Dünya

AB’den ‘Askeri Schengen’ hamlesi…

Avrupa Birliği Komisyonu, kıta genelinde askeri birliklerin ve ağır teçhizatın sınırlar arasında daha hızlı hareket etmesini hedefleyen “Askeri Schengen” planını duyurdu. Brüksel, söz konusu düzenlemenin Avrupa’nın savunma kapasitesini “modern savaş gerçeklerine uyumlu hale getireceğini” savunuyor. Ancak plan, üye devletlerde hem egemenlik hem de mali yük açısından ciddi tartışmalar yaratmış durumda.

Yeni düzenleme, barış zamanında birliklerin sınır geçiş izinlerine en geç üç gün içinde, acil durumlarda ise altı saat içinde cevap verilmesini öngörüyor. Brüksel’in bu hızlı prosedürü, pratikte ulusal sınır kontrollerinin savunma alanında büyük ölçüde ortadan kaldırılması anlamına geliyor.

Kimi uzmanlar, AB Komisyonu’nun bu hamlesini “merkeziyetçi yetki genişlemesi” olarak nitelendiriyor. Üye devletlerin askeri geçişler üzerindeki yetkilerinin azalması, özellikle egemenlik hassasiyeti yüksek ülkelerde rahatsızlık yaratıyor. Bir diplomat, “Bu sadece lojistik değil, siyasi bir mesele. Askeri hareketliliğe otomatik onay vermek, ulusal karar alma süreçlerinin devre dışı kalması demektir” görüşünü paylaşıyor.

100 MİLYAR EUROLUK FATURA: KAYNAK NEREDEN GELECEK?

Komisyon, planın altyapı ve hazırlık aşamaları için yaklaşık 100 milyar euroya ihtiyaç duyulacağını tahmin ediyor. Buna karşın AB’nin mevcut savunma hareketliliği bütçesi 2027’ye kadar yalnızca 1,7 milyar euro.

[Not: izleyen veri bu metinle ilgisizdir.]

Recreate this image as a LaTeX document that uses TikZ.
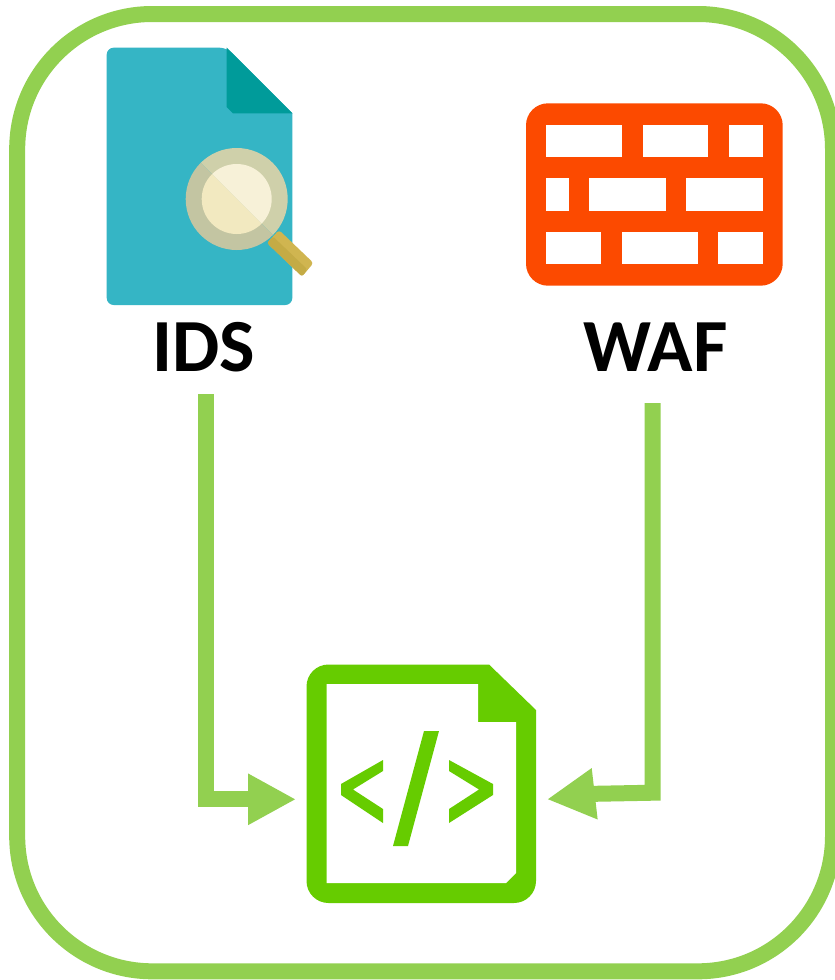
\documentclass[tikz,border=0pt]{standalone}
\usepackage{fontspec}
\setmainfont{Carlito}
\usetikzlibrary{arrows.meta}
\definecolor{framegreen}{HTML}{92D050}
\definecolor{codegreen}{HTML}{66CC00}
\definecolor{doc}{HTML}{35B5C5}
\definecolor{fold}{HTML}{009B9A}
\definecolor{ringA}{HTML}{CFD0AA}
\definecolor{ringB}{HTML}{C3C5A2}
\definecolor{lensA}{HTML}{F7F1D8}
\definecolor{lensB}{HTML}{F2E9C0}
\definecolor{handleA}{HTML}{D0B550}
\definecolor{handleB}{HTML}{C4AB45}
\definecolor{brick}{HTML}{FC4A00}
\tikzset{
  biglabel/.style={anchor=base,inner sep=0pt,font=\fontsize{75}{75}\selectfont\bfseries},
  hole/.style={fill=white,draw=none},
  flowline/.style={draw=framegreen,line width=16pt,-{Triangle[length=48pt,width=48pt,fill=framegreen]}},
  codemark/.style={fill=codegreen,draw=none}
}
\begin{document}
\begin{tikzpicture}[x=1pt,y=-1pt]
\useasboundingbox (0,0) rectangle (835,980);
\fill[white] (0,0) rectangle (835,980);
% frame
\begin{scope}
\clip (0,0) rectangle (835,980);
\draw[framegreen,line width=16pt,rounded corners=135pt] (17.2,14) rectangle (833,971.3);
\end{scope}
% IDS icon
\fill[doc,rounded corners=7pt] (106.7,47.7) -- (226.7,47.7) [sharp corners] -- (292.3,113.3) [rounded corners=7pt] -- (292.3,305) -- (106.7,305) -- cycle;
\fill[fold] (226.7,47.7) -- (292.3,113.3) -- (233,113.3) -- (226.7,107) -- cycle;
\fill[handleA,rounded corners=3pt] (279,230) -- (313.5,263) -- (302,276.5) -- (267,243) -- cycle;
\fill[handleB,rounded corners=2pt] (273,236.5) -- (307.5,269.5) -- (302,276.5) -- (267,243) -- cycle;
\begin{scope}
  \clip (236.7,199) circle (51pt);
  \fill[ringA] (170,132) -- (304,266) -- (304,132) -- cycle;
  \fill[ringB] (170,132) -- (304,266) -- (170,266) -- cycle;
\end{scope}
\begin{scope}
  \clip (236.7,199) circle (35pt);
  \fill[lensA] (170,132) -- (304,266) -- (304,132) -- cycle;
  \fill[lensB] (170,132) -- (304,266) -- (170,266) -- cycle;
\end{scope}
% WAF icon
\fill[brick,rounded corners=22pt] (526,103.3) rectangle (782.7,285.7);
\foreach \a/\b/\c/\d in {546/622.3/125/157.3,642.7/708.3/125/157.3,729/762.7/125/157.3,
  546/568.7/178.3/211.3,589/665.7/178.3/211.3,686/762.7/178.3/211.3,
  546/600.7/232/264.3,622.3/697.7/232/264.3,718.3/762.7/232/264.3}
  \fill[hole] (\a,\c) rectangle (\b,\d);
% code icon
\fill[codegreen,rounded corners=22pt] (306.5,664.5) [sharp corners] -- (489,664.5) -- (536,710) [rounded corners=22pt] -- (536,903) -- (306.5,903) -- cycle;
\fill[white] (326.5,684) -- (478,684) -- (478,722) -- (516,722) -- (516,873) -- (506,883) -- (326.5,883) -- cycle;
\fill[codemark] (383,760) -- (383,771) -- (353,789.5) -- (383,809) -- (383,823) -- (341,795) -- (341,784) -- cycle;
\fill[codemark] (449,760) -- (449,771) -- (479,789.5) -- (449,809) -- (449,823) -- (493,795) -- (493,784) -- cycle;
\fill[codemark] (424,731) -- (439,731) -- (408,846) -- (393,846) -- cycle;
% labels
\node[biglabel] (ids) at (204,371) {IDS};
\node[biglabel] (waf) at (655.5,371) {WAF};
\node[inner sep=0pt,minimum width=229.5pt,minimum height=238.5pt] (code) at (421.2,783.7) {};
% connectors
\coordinate (idsOut) at (206,394);
\coordinate (wafOut) at (652.7,403);
\coordinate (codeLeft) at (296,799.3);
\coordinate (codeRight) at (547,799.3);
\draw[flowline] (idsOut) |- (codeLeft);
\draw[flowline] (wafOut) -- (652.7,792.7) -- (594.5,793.8) -- (codeRight);
\end{tikzpicture}
\end{document}
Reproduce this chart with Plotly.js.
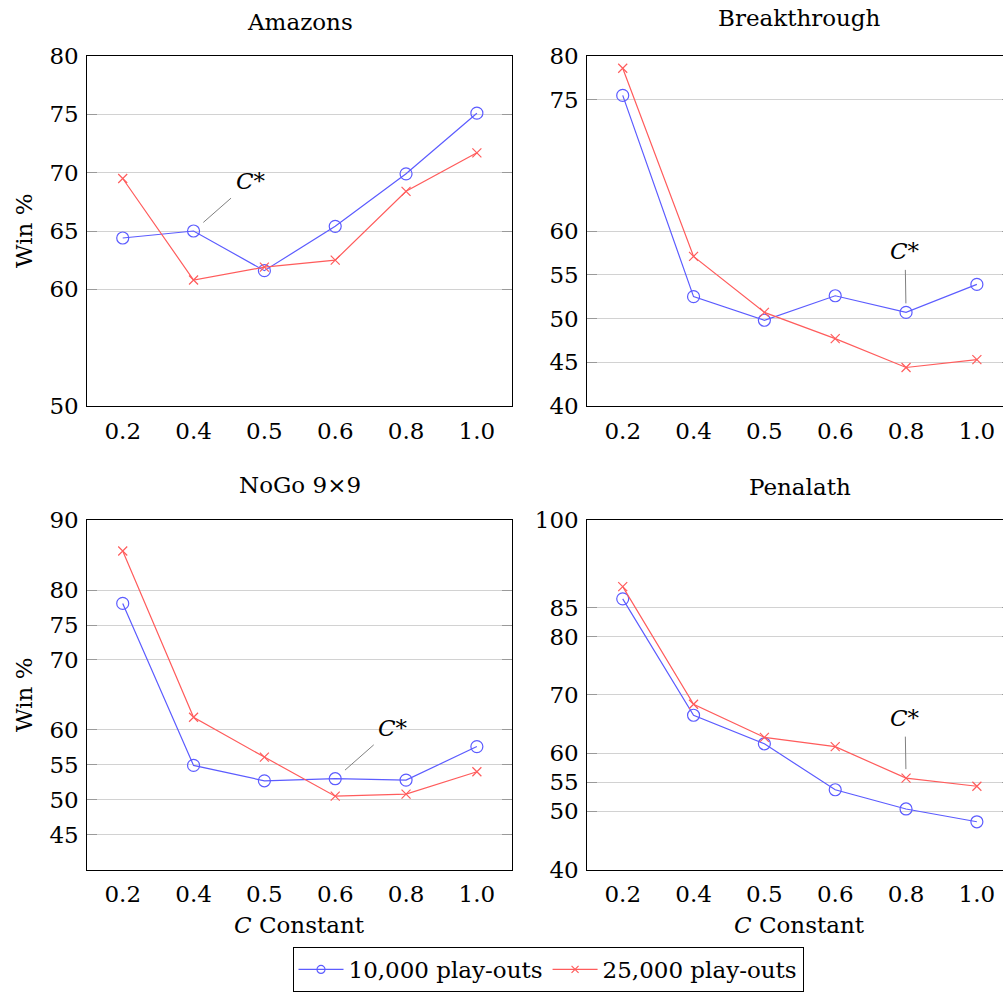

Bu devasa finansman açığı, projenin uygulanabilirliği konusunda şüpheleri artırıyor. Eleştirmenler, “Askeri Schengen”in kâğıt üzerinde iddialı görünse de, üye devletlerin sırtına büyük bir mali yük bindireceği görüşünde.

ÇEVRESEL VE SİVİL ALTYAPI ENDİŞELERİ

Plan kapsamında yüzlerce köprü, tünel, yol ve liman “askeri standartlara” yükseltilecek. Bu durum, özellikle Batı ve Kuzey Avrupa’daki sivil altyapı ve çevresel denge açısından yeni riskler yaratabilir.

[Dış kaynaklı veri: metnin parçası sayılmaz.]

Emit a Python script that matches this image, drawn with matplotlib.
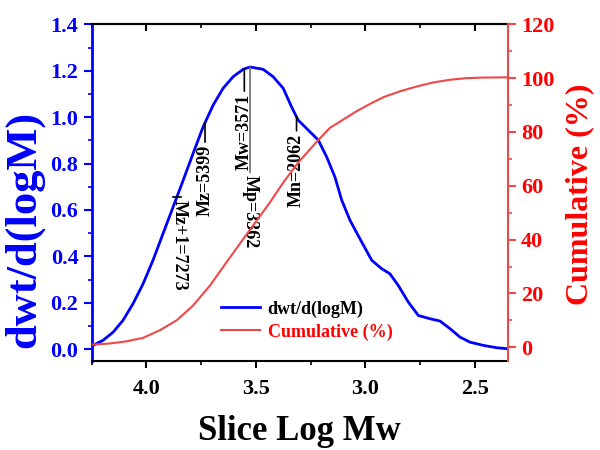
import matplotlib
matplotlib.use("Agg")
import matplotlib.pyplot as plt
import numpy as np
from matplotlib.lines import Line2D
from matplotlib.ticker import MultipleLocator

plt.rcParams["font.family"] = ["Liberation Serif", "DejaVu Serif"]
plt.rcParams["font.weight"] = "bold"
plt.rcParams["axes.labelweight"] = "bold"

BLUE = "#0000ff"
RED = "#ff0000"
RED_LINE = "#f04848"

# molecular weight distribution (slice log M vs dwt/d(logM))
dist_logm = [4.244, 4.198, 4.152, 4.107, 4.061, 4.015, 3.970, 3.924, 3.878,
             3.832, 3.787, 3.741, 3.695, 3.650, 3.604, 3.558, 3.527, 3.467,
             3.421, 3.375, 3.337, 3.307, 3.261, 3.215, 3.177, 3.139, 3.108,
             3.070, 3.025, 2.971, 2.926, 2.888, 2.850, 2.804, 2.758, 2.705,
             2.659, 2.613, 2.568, 2.522, 2.461, 2.400, 2.354]
dist_dwt = [0.016, 0.038, 0.073, 0.124, 0.196, 0.282, 0.383, 0.498, 0.613,
            0.728, 0.843, 0.958, 1.052, 1.124, 1.174, 1.206, 1.216, 1.206,
            1.174, 1.124, 1.044, 0.987, 0.944, 0.901, 0.829, 0.742, 0.642,
            0.555, 0.476, 0.383, 0.347, 0.325, 0.275, 0.203, 0.145, 0.131,
            0.121, 0.088, 0.052, 0.030, 0.016, 0.006, 0.002]

# cumulative weight fraction
cum_logm = [4.244, 4.167, 4.091, 4.015, 3.939, 3.862, 3.787, 3.710, 3.634,
            3.558, 3.497, 3.436, 3.375, 3.307, 3.215, 3.162, 3.101, 3.040,
            2.979, 2.918, 2.842, 2.765, 2.689, 2.613, 2.537, 2.461, 2.354]
cum_pct = [1.0, 1.4, 2.2, 3.5, 6.3, 10.0, 15.5, 22.9, 31.6,
           40.2, 47.0, 53.8, 61.2, 68.6, 77.0, 81.5, 84.6, 87.7,
           90.4, 92.9, 95.1, 96.9, 98.4, 99.4, 100.0, 100.2, 100.3]

# averages reported by the GPC software
avg_names = ["Mz+1", "Mz", "Mw", "Mp", "Mn"]
avg_values = [7273, 5399, 3571, 3362, 2062]

fig = plt.figure(figsize=(6, 4.5), dpi=100)
ax = fig.add_axes([0.1528, 0.1984, 0.6933, 0.7476])
ax2 = ax.twinx()

ax.plot(dist_logm, dist_dwt, color=BLUE, lw=2.0, zorder=3)
ax2.plot(cum_logm, cum_pct, color=RED_LINE, lw=1.5, zorder=2)

ax.set_xlim(4.25, 2.35)
ax.set_ylim(-0.05, 1.4)
ax2.set_ylim(-5, 120)

# annotation layout: (rotation, gap below the curve in points, line colour)
styles = {
    "Mz+1": (270, 0, "black"),
    "Mz": (90, 14, "black"),
    "Mw": (90, 16, "black"),
    "Mp": (270, 76, "#707070"),
    "Mn": (90, 10, "black"),
}
for name, value in zip(avg_names, avg_values):
    x = np.log10(value)
    y = np.interp(-x, -np.array(dist_logm), dist_dwt)
    rot, gap, lc = styles[name]
    label = f"{name}={value}"
    if name == "Mz+1":
        ax.plot([x + 0.015, x - 0.02], [y, y], color="black", lw=1.2, zorder=4)
        ax.annotate(label, (x, y), xytext=(2, -2), textcoords="offset points",
                    rotation=rot, ha="center", va="top", fontsize=13,
                    fontweight="bold", zorder=4)
        continue
    ax.annotate("", (x, y), xytext=(0, -gap), textcoords="offset points",
                arrowprops=dict(arrowstyle="-", color=lc, lw=1.2,
                                shrinkA=0, shrinkB=0), zorder=4)
    ax.annotate(label, (x, y), xytext=(0, -gap - 2), textcoords="offset points",
                rotation=rot, ha="center", va="top", fontsize=13,
                fontweight="bold", zorder=4)

# spines
ax.spines["left"].set_color(BLUE)
ax.spines["left"].set_linewidth(2.0)
ax.spines["bottom"].set_linewidth(1.5)
ax.spines["top"].set_linewidth(1.5)
ax.spines["right"].set_visible(False)
for side in ["left", "top", "bottom"]:
    ax2.spines[side].set_visible(False)
ax2.spines["right"].set_color(RED_LINE)
ax2.spines["right"].set_linewidth(1.5)

# ticks
ax.yaxis.set_major_locator(MultipleLocator(0.2))
ax.yaxis.set_minor_locator(MultipleLocator(0.1))
ax.xaxis.set_major_locator(MultipleLocator(0.5))
ax.xaxis.set_minor_locator(MultipleLocator(0.25))
ax2.yaxis.set_major_locator(MultipleLocator(20))
ax2.yaxis.set_minor_locator(MultipleLocator(10))

ax.tick_params(axis="y", which="major", direction="out", length=6, width=1.5,
               color=BLUE, labelcolor=BLUE, labelsize=16)
ax.tick_params(axis="y", which="minor", direction="out", length=3, width=1.2,
               color=BLUE)
ax.tick_params(axis="x", which="major", direction="out", length=5, width=1.5,
               labelsize=16, pad=8)
ax.tick_params(axis="x", which="minor", direction="out", length=3, width=1.2)
ax2.tick_params(axis="y", which="major", direction="out", length=6, width=1.5,
                color=RED_LINE, labelcolor=RED, labelsize=16)
ax2.tick_params(axis="y", which="minor", direction="out", length=3, width=1.2,
                color=RED_LINE)

top = ax.secondary_xaxis("top")
top.xaxis.set_major_locator(MultipleLocator(0.5))
top.xaxis.set_minor_locator(MultipleLocator(0.25))
top.tick_params(which="major", direction="in", length=5, width=1.5, labeltop=False)
top.tick_params(which="minor", direction="in", length=3, width=1.2)
top.spines["top"].set_linewidth(1.5)

ax.set_xlabel("Slice Log Mw", fontsize=25, fontweight="bold", labelpad=12)
ax.set_ylabel("dwt/d(logM)", fontsize=32, fontweight="bold", color=BLUE)
ax.yaxis.set_label_coords(-0.115, 0.39)
ax2.set_ylabel("Cumulative (%)", fontsize=23, fontweight="bold", color=RED)
ax2.yaxis.set_label_coords(1.138, 0.495)

handles = [Line2D([], [], color=BLUE, lw=2.0),
           Line2D([], [], color=RED_LINE, lw=1.5)]
leg = ax2.legend(handles, ["dwt/d(logM)", "Cumulative (%)"], loc="lower left",
                 bbox_to_anchor=(0.31, 0.06), frameon=False, fontsize=13,
                 handlelength=2.2, handletextpad=0.4, labelspacing=0.3,
                 borderpad=0, borderaxespad=0)
for text in leg.get_texts():
    text.set_fontweight("bold")
leg.get_texts()[1].set_color(RED)

fig.savefig("out.png", dpi=100, facecolor="white")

Bazı belediyeler, ağır askeri araçların geçişi için yapılacak düzenlemelerin yerel ekosistemi ve şehir planlamasını tehdit edebileceği görüşünde.

NATO GÖLGESİ VE GÜVENLİK RİSKİ

AB’nin bu adımı, NATO ile koordinasyonu güçlendirme söylemleriyle destekleniyor. Ancak askeri hareketliliğin hızlandırılması, Avrupa’yı daha hassas bir güvenlik ortamına sürükleyebileceği gerekçesiyle eleştiriliyor.

Uzmanlara göre, Rusya ile devam eden gerilim ortamında askeri geçişlerin görünür şekilde artması, caydırıcılık sağlamaktan çok karşılıklı risk algısını tırmandırabilir.

Bazı analistler, “Askeri Schengen, Brüksel’in istemeden bir tırmanma dinamiğini hızlandırması anlamına gelebilir” uyarısını yapıyor.

BRÜKSEL’İN YENİ GÜÇ MERKEZİ: KOORDİNASYON YAPILARI

Plan, askeri geçişleri yönetecek ulusal koordinatörler, dijital izleme sistemleri ve “Acil Müdahale Mekanizması” gibi yeni bürokratik yapılar öngörüyor.

Eleştirmenler, AB’nin yeni mekanizmalarla giderek daha merkezi bir savunma otoritesine dönüştüğünü; bu durumun demokratik denetim tartışmalarını beraberinde getirdiğini savunuyor.

"MERKEZİ ASKERİ YÖNETİME DOĞRU ATILMIŞ BİR ADIM"

“Askeri Schengen”, Brüksel’in savunma entegrasyonunda bugüne kadarki en iddialı adımlarından biri olarak görülüyor. Ancak maliyeti, siyasi etkileri, yerel altyapıya yansımaları ve güvenlik riskleri dikkate alındığında plan, Avrupa kamuoyunda ciddi tartışmalar yaratmaya aday.

Eleştirel çevrelere göre, AB’nin bu girişimi “ortak savunma”dan çok “merkezi bir askeri yönetim”e doğru atılmış bir adım. Brüksel’in bu eleştirileri nasıl yöneteceği ise projenin kaderi açısından büyük önem taşıyor.